THE EXERCISE: Print the lines starting at the line containing "Write a Python script that recreates this chart with Plotly." and ending at the line containing "39.55, 39.55]", exactly and in full, without the pictures.

RECORDS SHOWN:
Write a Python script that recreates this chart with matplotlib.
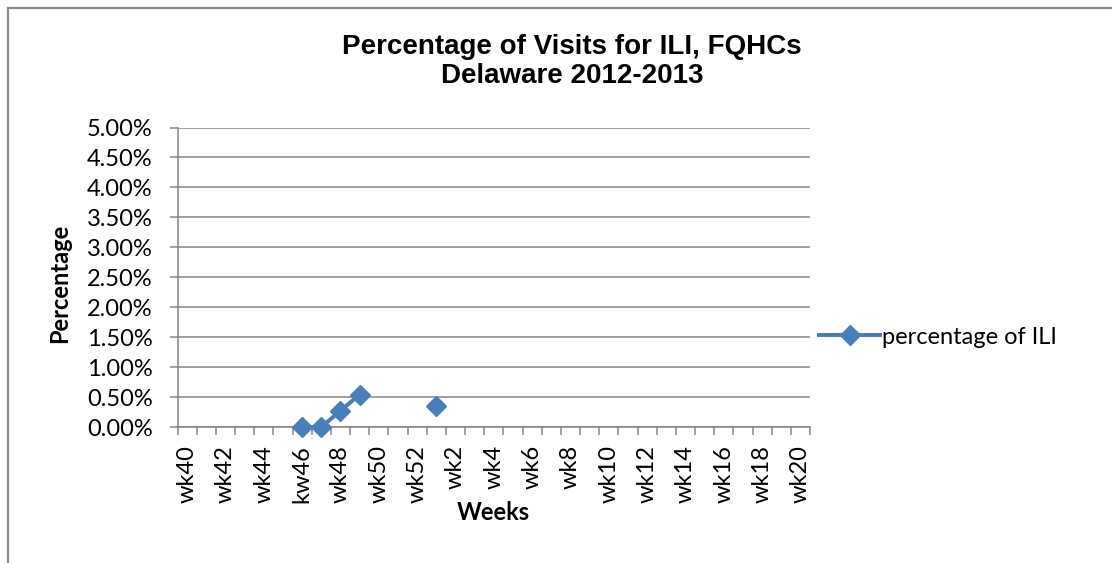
import numpy as np
import matplotlib
matplotlib.use('Agg')
import matplotlib.pyplot as plt
from matplotlib.lines import Line2D

weeks = ['wk40', 'wk41', 'wk42', 'wk43', 'wk44', 'wk45', 'kw46', 'wk47', 'wk48',
         'wk49', 'wk50', 'wk51', 'wk52', 'wk1', 'wk2', 'wk3', 'wk4', 'wk5', 'wk6',
         'wk7', 'wk8', 'wk9', 'wk10', 'wk11', 'wk12', 'wk13', 'wk14', 'wk15',
         'wk16', 'wk17', 'wk18', 'wk19', 'wk20']
nan = np.nan
ili_pct = [nan, nan, nan, nan, nan, nan, 0.0, 0.0, 0.27,
           0.54, nan, nan, nan, 0.35, nan, nan, nan, nan, nan,
           nan, nan, nan, nan, nan, nan, nan, nan, nan,
           nan, nan, nan, nan, nan]
yticks = [0.0, 0.5, 1.0, 1.5, 2.0, 2.5, 3.0, 3.5, 4.0, 4.5, 5.0]

body = 'Lato'
head = 'Liberation Sans'
blue = '#4A7EBB'
grey = '#868686'
fs = 17

W, H = 1112, 563
fig = plt.figure(figsize=(W / 100, H / 100), dpi=100)
ax = fig.add_axes([177.5 / W, 1 - 427 / H, (810 - 177.5) / W, (427 - 127.5) / H])

x = np.arange(len(weeks))
ax.plot(x, ili_pct, color=blue, lw=2.9, marker='D', markersize=10,
        label='percentage of ILI', zorder=3, clip_on=False)

ax.set_xlim(-0.5, len(weeks) - 0.5)
ax.set_ylim(0, 5)
ax.set_yticks(yticks)
ax.set_yticklabels(['{:.2f}%'.format(v) for v in yticks], fontfamily=body, fontsize=fs)
ax.set_xticks(x[::2])
ax.set_xticklabels(weeks[::2], rotation=90, fontfamily=body, fontsize=fs)
ax.set_xticks(np.arange(-0.5, len(weeks)), minor=True)
ax.tick_params(axis='x', which='major', length=0, pad=13)
ax.tick_params(axis='x', which='minor', length=6, width=1.1, color=grey)
ax.tick_params(axis='y', length=6, width=1.1, color=grey, pad=12)
ax.grid(axis='y', color=grey, lw=1.1)
ax.set_axisbelow(True)
for s in ['top', 'right']:
    ax.spines[s].set_visible(False)
for s in ['left', 'bottom']:
    ax.spines[s].set_color(grey)
    ax.spines[s].set_linewidth(1.1)

fig.text(60 / W, 1 - 283 / H, 'Percentage', rotation=90, ha='center', va='center',
         fontfamily=body, fontsize=fs, fontweight='bold')
fig.text(493 / W, 1 - 513 / H, 'Weeks', ha='center', va='center',
         fontfamily=body, fontsize=fs, fontweight='bold')
fig.text(572 / W, 1 - 61 / H, 'Percentage of Visits for ILI, FQHCs\nDelaware 2012-2013',
         ha='center', va='center', fontfamily=head, fontsize=20, fontweight='bold',
         linespacing=1.15)

fig.legend(loc='center left', bbox_to_anchor=(812 / W, 1 - 337 / H), frameon=False,
           prop={'family': body, 'size': fs}, handlelength=2.6, handletextpad=0.05,
           borderpad=0, borderaxespad=0.3)

# outer chart border
fig.add_artist(Line2D([7.5 / W, 7.5 / W], [0, 1 - 8 / H], color='#8C8C8C', lw=1.6))
fig.add_artist(Line2D([7.5 / W, 1], [1 - 8 / H, 1 - 8 / H], color='#8C8C8C', lw=1.6))

fig.savefig('out.png', dpi=100)
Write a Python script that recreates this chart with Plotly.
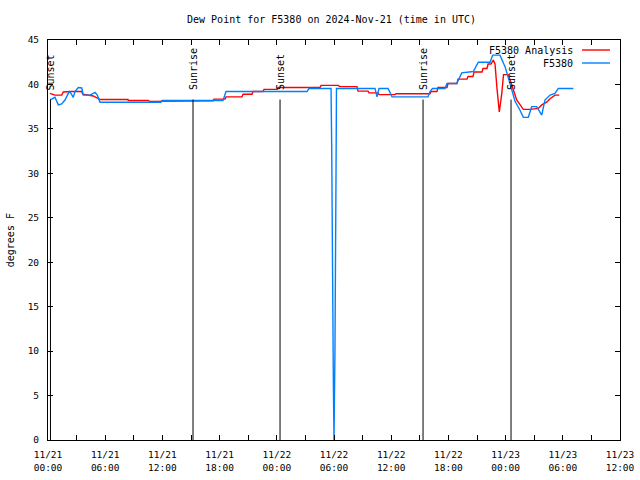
import plotly.graph_objects as go
import pandas as pd

BASE = pd.Timestamp("2024-11-21 00:00")

# Observations (F5380) : hours after 11/21 00:00 UTC, dew point degF
obs_hours = [0.2, 0.3, 0.73, 1.08, 1.44, 1.78, 2.23, 2.41, 2.65, 2.83,
             3.18, 3.54, 3.70, 4.41, 4.93, 5.17, 5.45, 11.85, 11.96, 18.36,
             18.67, 27.17, 27.38, 29.69, 29.76, 29.82, 29.93, 30.0, 30.1, 30.21,
             30.26, 34.3, 34.51, 34.72, 35.67, 36.09, 39.86, 40.07, 40.33, 41.64,
             41.85, 42.87, 43.4, 44.61, 45.14, 46.37, 46.65, 47.41, 47.94, 48.46,
             48.99, 49.51, 49.86, 50.38, 50.74, 51.26, 51.79, 52.13, 52.66, 53.18,
             53.53, 55.1]
obs_vals = [38.3, 38.3, 38.55, 37.7, 37.8, 38.25, 39.2, 39.0, 38.55, 39.2,
            39.65, 39.6, 38.8, 38.8, 39.1, 38.8, 38.0, 38.0, 38.2, 38.2,
            39.2, 39.2, 39.55, 39.55, 33.0, 19.9, 6.75, 0.0, 9.9, 29.6,
            39.55, 39.55, 38.6, 39.55, 39.55, 38.6, 38.6, 39.2, 39.55, 39.55,
            40.1, 40.1, 41.3, 41.45, 42.5, 42.5, 43.3, 43.3, 42.0, 40.1,
            38.1, 37.1, 36.3, 36.3, 37.5, 37.5, 36.55, 38.25, 38.8, 39.0,
            39.55, 39.55]

# Analysis (F5380 Analysis)
ana_hours = [0.2, 0.42, 0.73, 1.44, 1.6, 2.49, 3.54, 3.64, 4.41, 4.75,
             5.45, 8.39, 8.42, 10.49, 10.7, 14.48, 14.58, 17.31, 17.41, 18.57,
             18.67, 20.35, 20.46, 21.4, 21.5, 22.55, 22.66, 24.02, 24.13, 28.53,
             28.64, 30.42, 30.63, 32.41, 32.52, 33.57, 33.67, 34.62, 34.72, 36.4,
             36.5, 40.07, 40.18, 40.8, 40.91, 41.85, 41.96, 42.9, 43.0, 43.95,
             44.06, 44.58, 44.69, 45.53, 45.63, 46.05, 46.16, 46.47, 46.71, 46.89,
             47.1, 47.34, 47.6, 47.78, 48.29, 48.46, 48.81, 49.16, 49.86, 50.56,
             51.43, 51.79, 52.31, 52.66, 53.18, 53.63]
ana_vals = [39.0, 38.9, 38.8, 38.8, 39.15, 39.2, 39.2, 38.9, 38.8, 38.7,
            38.3, 38.3, 38.2, 38.2, 38.1, 38.1, 38.15, 38.15, 38.35, 38.35,
            38.6, 38.6, 38.9, 38.9, 39.2, 39.2, 39.45, 39.45, 39.65, 39.65,
            39.9, 39.9, 39.75, 39.75, 39.25, 39.25, 39.05, 39.05, 38.85, 38.85,
            38.95, 38.95, 39.2, 39.2, 39.65, 39.65, 40.1, 40.1, 40.6, 40.6,
            40.9, 40.9, 41.4, 41.4, 41.8, 41.8, 42.3, 42.3, 42.75, 42.3,
            39.5, 36.9, 39.0, 41.1, 41.1, 40.6, 39.4, 38.25, 37.2, 37.2,
            37.3, 37.7, 38.0, 38.4, 38.8, 38.8]

# Sun events
event_hours = [0.26, 15.21, 24.34, 39.34, 48.57]
event_labels = ["Sunset", "Sunrise", "Sunset", "Sunrise", "Sunset"]
event_line_top = 38.3

# Axis ticks
tick_hours = list(range(0, 61, 3))
tick_labels = []
for h in tick_hours:
    if h % 6 == 0:
        t = BASE + pd.Timedelta(hours=h)
        tick_labels.append(t.strftime("%m/%d") + "<br>" + t.strftime("%H:%M"))
    else:
        tick_labels.append("")
y_ticks = list(range(0, 46, 5))

series_names = ["F5380 Analysis", "F5380"]
series_colors = ["#ff0000", "#0080ff"]


def to_time(hours):
    return [BASE + pd.Timedelta(hours=h) for h in hours]


FONT = "DejaVu Sans Mono"

fig = go.Figure()
fig.add_trace(go.Scatter(x=to_time(ana_hours), y=ana_vals, mode="lines",
                         line=dict(color=series_colors[0], width=1.4),
                         name=series_names[0], showlegend=False))
fig.add_trace(go.Scatter(x=to_time(obs_hours), y=obs_vals, mode="lines",
                         line=dict(color=series_colors[1], width=1.4),
                         name=series_names[1], showlegend=False))

shapes = []
annotations = []
for h, lab in zip(event_hours, event_labels):
    t = BASE + pd.Timedelta(hours=h)
    shapes.append(dict(type="line", xref="x", yref="y", x0=t, x1=t,
                       y0=0, y1=event_line_top,
                       line=dict(color="black", width=1)))
    annotations.append(dict(x=t, y=39.15, xref="x", yref="y", text=lab,
                            textangle=-90, showarrow=False,
                            xanchor="center", yanchor="bottom",
                            font=dict(family=FONT, size=10, color="black")))

# manual gnuplot-style legend
leg_y = [0.975, 0.9425]
for name, col, yy in zip(series_names, series_colors, leg_y):
    annotations.append(dict(x=0.921, y=yy, xref="paper", yref="paper",
                            text=name, showarrow=False, xanchor="right",
                            yanchor="middle",
                            font=dict(family=FONT, size=10, color="black")))
    shapes.append(dict(type="line", xref="paper", yref="paper",
                       x0=0.9336, x1=0.9825, y0=yy, y1=yy,
                       line=dict(color=col, width=1.4)))

annotations.append(dict(x=-0.066, y=0.5, xref="paper", yref="paper",
                        text="degrees F", textangle=-90, showarrow=False,
                        xanchor="center", yanchor="middle",
                        font=dict(family=FONT, size=10, color="black")))

fig.update_layout(
    width=640, height=480,
    margin=dict(l=48, r=20, t=40, b=40, autoexpand=False),
    paper_bgcolor="white", plot_bgcolor="white",
    title=dict(text="Dew Point for F5380 on 2024-Nov-21 (time in UTC)",
               x=0.518, xanchor="center", y=0.96, yanchor="middle",
               font=dict(family=FONT, size=10, color="black")),
    shapes=shapes, annotations=annotations,
    showlegend=False,
)
fig.update_xaxes(
    type="date", automargin=False,
    range=[BASE, BASE + pd.Timedelta(hours=60)],
    tickmode="array", tickvals=to_time(tick_hours), ticktext=tick_labels,
    ticks="inside", ticklen=5, tickcolor="black", tickwidth=1,
    showline=True, linecolor="black", linewidth=1, mirror="ticks",
    showgrid=False, zeroline=False,
    tickfont=dict(family=FONT, size=9.5, color="black"),
    ticklabelstandoff=6,
)
fig.update_yaxes(
    automargin=False,
    range=[0, 45],
    tickmode="array", tickvals=y_ticks,
    ticks="inside", ticklen=5, tickcolor="black", tickwidth=1,
    showline=True, linecolor="black", linewidth=1, mirror="ticks",
    showgrid=False, zeroline=False,
    tickfont=dict(family=FONT, size=9.5, color="black"),
    ticklabelstandoff=6,
)

fig.write_html("out.html")
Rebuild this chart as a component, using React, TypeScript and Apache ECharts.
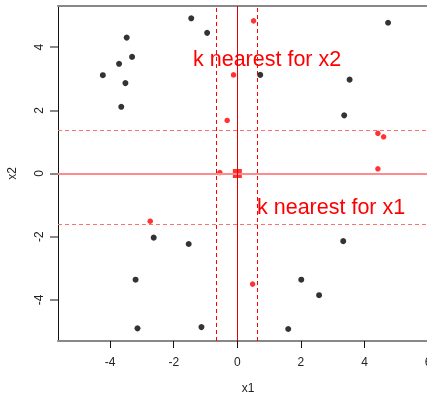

EXERCISE ANSWER:
Write a Python script that recreates this chart with Plotly.
import plotly.graph_objects as go
import pandas as pd

BASE = pd.Timestamp("2024-11-21 00:00")

# Observations (F5380) : hours after 11/21 00:00 UTC, dew point degF
obs_hours = [0.2, 0.3, 0.73, 1.08, 1.44, 1.78, 2.23, 2.41, 2.65, 2.83,
             3.18, 3.54, 3.70, 4.41, 4.93, 5.17, 5.45, 11.85, 11.96, 18.36,
             18.67, 27.17, 27.38, 29.69, 29.76, 29.82, 29.93, 30.0, 30.1, 30.21,
             30.26, 34.3, 34.51, 34.72, 35.67, 36.09, 39.86, 40.07, 40.33, 41.64,
             41.85, 42.87, 43.4, 44.61, 45.14, 46.37, 46.65, 47.41, 47.94, 48.46,
             48.99, 49.51, 49.86, 50.38, 50.74, 51.26, 51.79, 52.13, 52.66, 53.18,
             53.53, 55.1]
obs_vals = [38.3, 38.3, 38.55, 37.7, 37.8, 38.25, 39.2, 39.0, 38.55, 39.2,
            39.65, 39.6, 38.8, 38.8, 39.1, 38.8, 38.0, 38.0, 38.2, 38.2,
            39.2, 39.2, 39.55, 39.55, 33.0, 19.9, 6.75, 0.0, 9.9, 29.6,
            39.55, 39.55, 38.6, 39.55, 39.55, 38.6, 38.6, 39.2, 39.55, 39.55,
            40.1, 40.1, 41.3, 41.45, 42.5, 42.5, 43.3, 43.3, 42.0, 40.1,
            38.1, 37.1, 36.3, 36.3, 37.5, 37.5, 36.55, 38.25, 38.8, 39.0,
            39.55, 39.55]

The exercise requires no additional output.